After two days of occasional fumbling in the courtroom, sniper suspect John Allen Muhammad gave up trying to be his own lawyer Wed-nesday and put his fate back in the hands of his court-appointed attorneys.
``Mr. Muhammad no longer believes it is in his best interest to represent himself,'' Judge LeRoy Millette Jr. told the jury in the murder case.
Muhammad, 42, whose face is swollen from a chronic toothache, did not spell out his reasons in open court but assured the judge that it had nothing to do with his health.
Muhammad had stunned the judge and his own attorneys when he demanded the right to act as his own lawyer just as opening arguments in the capital case were to begin Monday.
After court adjourned Wednesday, Muhammad's lawyers, Peter Greenspun and Jonathan Shapiro, expressed relief that their client had changed course. They had served as standby counsel while Muhammad represented himself.
``You don't know how emotional it is for a lawyer with death on the table to be sidelined in deference to a defendant's right to represent himself,'' Shapiro said.
Prosecutors declined comment.
Though the judge said Muhammad represented himself competently, legal experts said he probably inflicted heavy damage on his case with a rambling opening statement that failed entirely to address the facts of the case.
During testimony, many of Mu-hammad's objections were overruled, and prosecutors objected to the way some of his questions to witnesses were posed, complaining that he was making gratuitous remarks or delving into irrelevant areas.
Muhammad is on trial for the slaying of Dean Harold Meyers, who was cut down by a single bullet at a Virginia gas station during the spree that left 10 people dead in the Washington area in October last year.
On Wednesday, the most dramatic testimony of the trial so far came from liquor store employee Muhammad Rashid, who was shot in the stomach in Brandywine, Ma-ryland, in September last year.
Rashid identified fellow sniper suspect Lee Boyd Malvo as the man who shot and robbed him while Rashid played dead so his attacker would not shoot again.
Prosecutors then played Rashid's emergency call in which he wailed for help for six minutes, telling the dispatcher: ``I am dying .... I am all by myself.''
Prosecutors said that ballistics evidence in the Rashid shooting will be linked to other shootings and that the robbery was one of several used to finance the sniper spree.
Another shooting survivor, Kellie Adams, testified Wednesday about an attack in Alabama that has been linked to the sniper suspects.
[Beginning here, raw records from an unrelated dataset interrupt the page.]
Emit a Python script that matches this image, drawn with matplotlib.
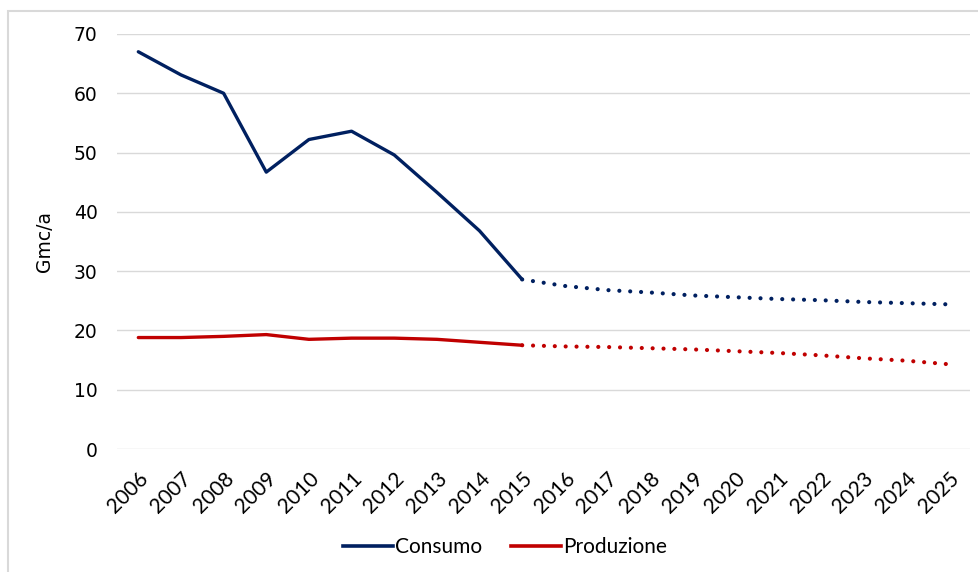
import matplotlib.pyplot as plt
from matplotlib.lines import Line2D
from matplotlib.patches import Rectangle

# anni e valori (Gmc/a); dal 2015 in poi sono previsioni
years = list(range(2006, 2026))
consumo_storico = [67.0, 63.1, 60.0, 46.7, 52.2, 53.6, 49.6, 43.3, 36.8, 28.6]
consumo_previsione = [28.6, 27.5, 26.8, 26.4, 25.9, 25.6, 25.3, 25.1, 24.8, 24.6, 24.4]
produzione_storico = [18.8, 18.8, 19.0, 19.3, 18.5, 18.7, 18.7, 18.5, 18.0, 17.5]
produzione_previsione = [17.5, 17.3, 17.2, 17.0, 16.8, 16.5, 16.2, 15.8, 15.3, 14.9, 14.3]

blu = '#002060'
rosso = '#C00000'
punti = (0, (0.01, 2.6))

fig = plt.figure(figsize=(9.79, 5.72), dpi=100)
ax = fig.add_axes([0.1195, 0.215, 0.8713, 0.7256])

# cornice grigia del grafico
fig.patches.append(Rectangle((8 / 979, -0.1), 1.1, 1 - 11 / 572 + 0.1,
                             transform=fig.transFigure, fill=False,
                             edgecolor='#D9D9D9', linewidth=1.5))

x_storico = list(range(len(consumo_storico)))
x_previsione = list(range(len(consumo_storico) - 1, len(years)))

ax.plot(x_storico, consumo_storico, color=blu, linewidth=2.4, solid_capstyle='round')
ax.plot(x_previsione, consumo_previsione, color=blu, linewidth=3,
        linestyle=punti, dash_capstyle='round')
ax.plot(x_storico, produzione_storico, color=rosso, linewidth=2.4, solid_capstyle='round')
ax.plot(x_previsione, produzione_previsione, color=rosso, linewidth=3,
        linestyle=punti, dash_capstyle='round')

ax.set_xlim(-0.5, len(years) - 0.5)
ax.set_ylim(0, 70)
ax.set_yticks(range(0, 71, 10))
ax.grid(axis='y', color='#D9D9D9', linewidth=1)
ax.set_axisbelow(True)
for s in ax.spines.values():
    s.set_visible(False)
ax.tick_params(length=0)
ax.tick_params(axis='y', labelsize=13.5, pad=14)

ax.set_xticks(range(len(years)))
ax.set_xticklabels([str(y) for y in years], rotation=45, ha='right',
                   rotation_mode='anchor', fontsize=15, family='Lato')
ax.tick_params(axis='x', pad=14)
ax.set_ylabel('Gmc/a', fontsize=13.5, labelpad=14)

handles = [Line2D([], [], color=blu, linewidth=2.6),
           Line2D([], [], color=rosso, linewidth=2.6)]
fig.legend(handles, ['Consumo', 'Produzione'], loc='center', ncol=2,
           bbox_to_anchor=(505 / 979, 1 - 547 / 572), frameon=False,
           prop={'family': 'Lato', 'size': 15}, handlelength=2.4,
           handletextpad=0.1, columnspacing=1.4)

fig.savefig('out.png', dpi=100)
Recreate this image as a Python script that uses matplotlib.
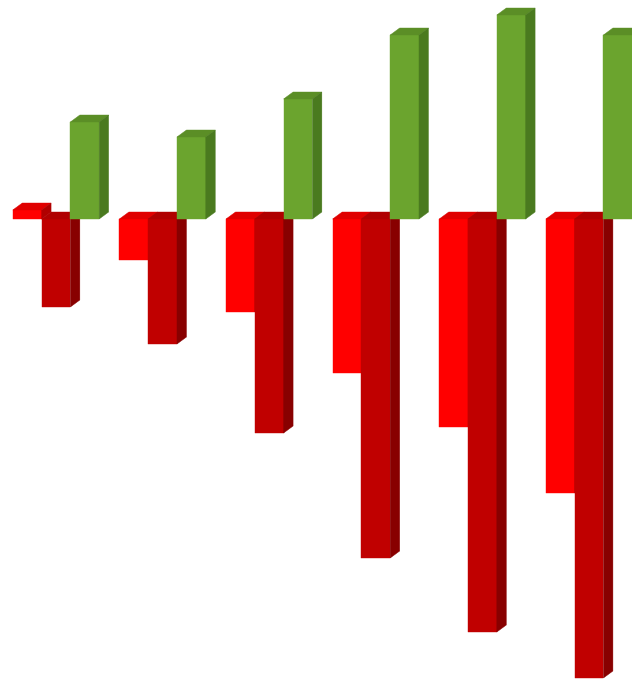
import matplotlib.pyplot as plt
import numpy as np

# values (baseline = 0, arbitrary units)
groups = ["1", "2", "3", "4", "5", "6"]
light_red = [9, -41, -93, -154, -208, -274]
dark_red = [-88, -125, -214, -339, -413, -459]
green = [97, 82, 120, 184, 204, 184]

series = [light_red, dark_red, green]
offsets = [-1, 0, 1]
# front, top, side colours
colours = [
    ("#FF0000", "#E00000", "#B00000"),
    ("#C00000", "#B00000", "#880000"),
    ("#6BA42E", "#5B8E26", "#4A7A1F"),
]

W = 0.27     # bar width (group units)
DX = 0.089   # depth offset, x
DY = 7       # depth offset, y


def bar3d(ax, x, v, cols):
    front, top, side = cols
    x0, x1 = x - W / 2, x + W / 2
    hi = max(v, 0)
    lo = min(v, 0)
    ax.bar(x, v, width=W, color=front, edgecolor=front, linewidth=0.3)
    # top face sits at the upper end of the bar
    ax.fill([x0, x1, x1 + DX, x0 + DX], [hi, hi, hi + DY, hi + DY],
            color=top, edgecolor=top, linewidth=0.3)
    # right side face
    ax.fill([x1, x1 + DX, x1 + DX, x1], [lo, lo + DY, hi + DY, hi],
            color=side, edgecolor=side, linewidth=0.3)


fig = plt.figure(figsize=(6.32, 6.79), dpi=100)
ax = fig.add_axes([0, 0, 1, 1])

xs = np.arange(len(groups))
for i in xs:
    for vals, off, cols in zip(series, offsets, colours):
        bar3d(ax, i + off * W, vals[i], cols)

ax.set_xlim(-0.525, 5.403)
ax.set_ylim(-460, 219)
ax.axis("off")

fig.savefig("out.png", dpi=100)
Adams was wounded so seriously in the Sept. 21 last year shooting that she still must breathe through a tube. Her liquor store co-worker, Claudine Parker, died.
Adams said she saw only the legs of her attacker, but James Gray, who helped police chase the attacker, identified Malvo as the man he chased.
Prosecutors had complained about Muhammad's self-representation, even asking the judge at one point to stop him from serving as his own lawyer. They said Muhammad was receiving too much help from his two defense lawyers, whose role as standby counsel was supposed to be limited.
Experts said the two days of self-representation did more harm than good to Muhammad's case.
``The one thing he may have done that's positive is he revealed himself to the jury as a human being. He may have made it more difficult to recommend a death penalty,'' said Joseph Bowman, a veteran criminal defense attorney who has handled death penalty cases in Virginia.
Malvo is scheduled to go on trial separately next month in the slaying of an FBI analyst.
He also faces the death penalty if convicted.